We proposed an implantable microdevice intended to onset detect the epileptic seizures and to subsequently stop them through electrical direct stimulation. Two main versions were proposed in order to improve the detection performance. These implants are a pioneering work and are used as reference for most emerging seizure detectors. More recently, we developed microsystem-based architectures intended to build brain-machine interfaces for monitoring the interconnections between cells through neurotransmitters. We proposed lab-on-chip based biosensors using Dielectrophoresis and Magnetophoresis techniques to manipulate ions and characterize them through capacitor and ISFET sensors. These microdevices were validated using several types of cultured neural cells and other artificial bioassays. Several national awards were received for these contributions. My research efforts therefore have far-reaching implications for neurological disorders, and injuries of the spinal cord and nervous system. Most of these devices have been evaluated in vivo in collaboration with various surgeons.
My team research results have been widely cited in the scientific literature. Our innovations are based on novel circuit techniques covering a wide range of microelectronic building blocks. Most of the medical devices I have proposed have had a great influence on recent neurostimulation system architectures. Several companies and research teams have adopted some of these systems and techniques in their own research programs. I was the first to design, construct and package implantable selective micro-stimulators, to propose remote measurement techniques integrated in one chip, to achieve full-duplex data transmission of remotely powered devices, and to propose on-chip integrated electroneurogram measurement techniques to evaluate the volume of the bladder.
More recently our work on improving the power harvesting methods to transmit to implants was in the spotlight of the IEEE Xplore data base, and one of the most downloaded papers.

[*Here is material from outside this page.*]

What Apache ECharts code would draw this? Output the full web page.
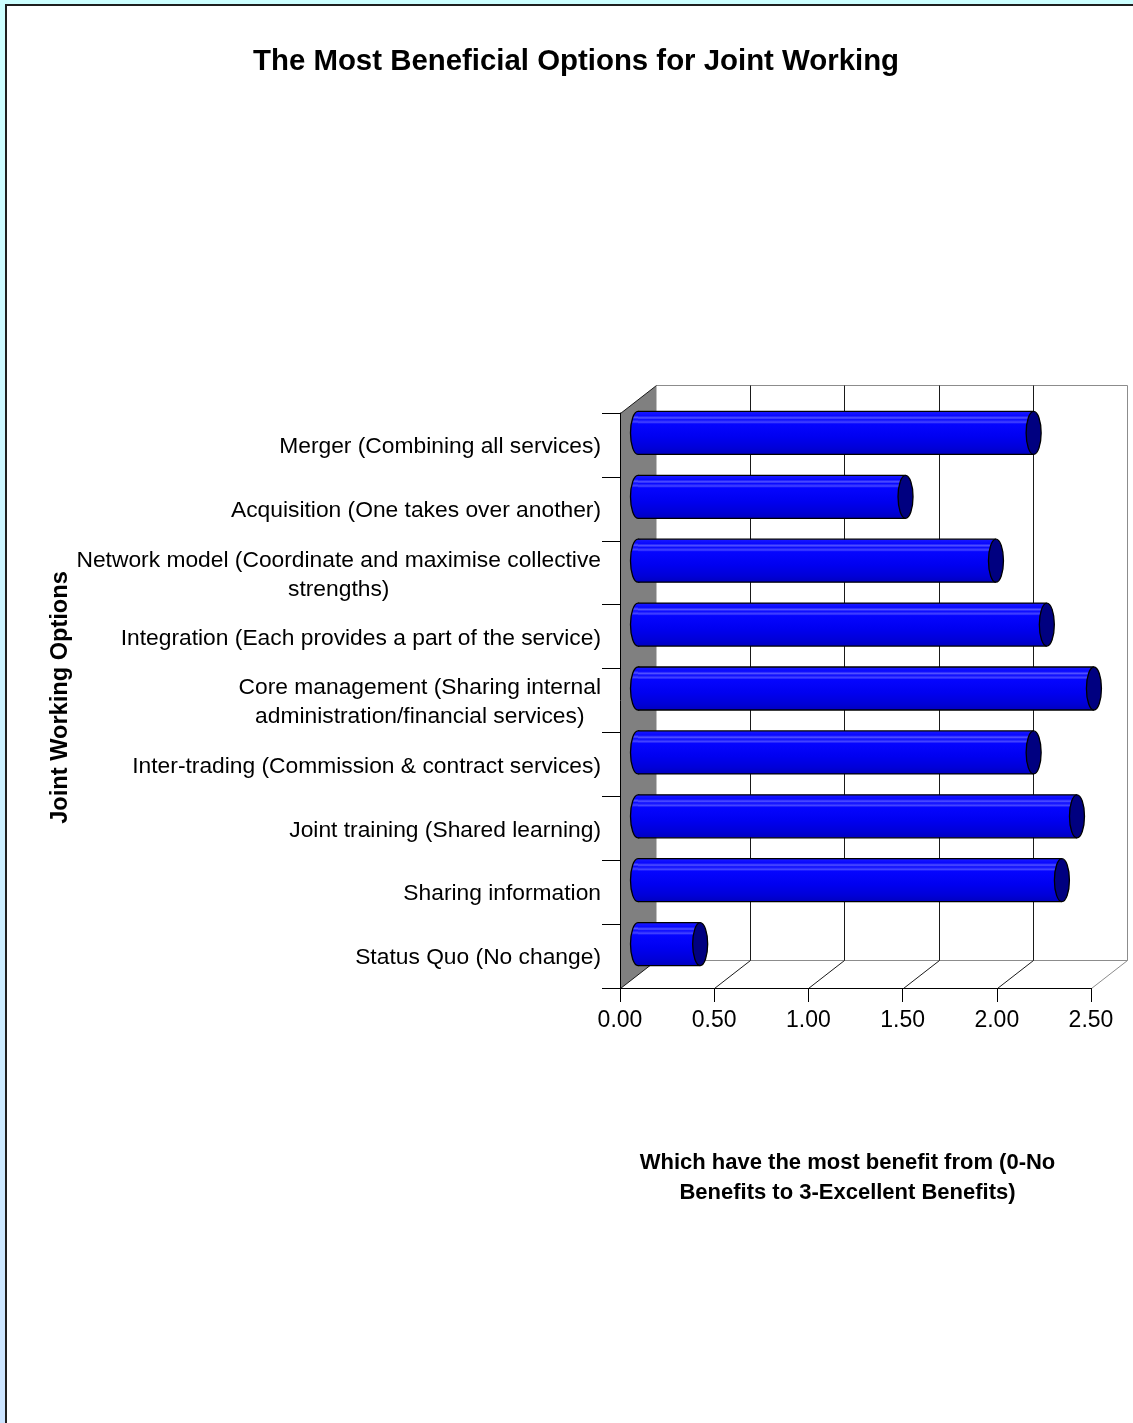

In all these designs, a special attention was given to optimizing energy consumption and occupancy of small physical dimensions without compromising on reliability and flexibility. Also, I have made pioneering contributions in modeling the effect of propagated energy during the electromagnetic link and its effects on tissues. In most of these medical applications, I have played a crucial role in successfully conducting in vivo tests on animals and validating the applied stimulation and measurement techniques.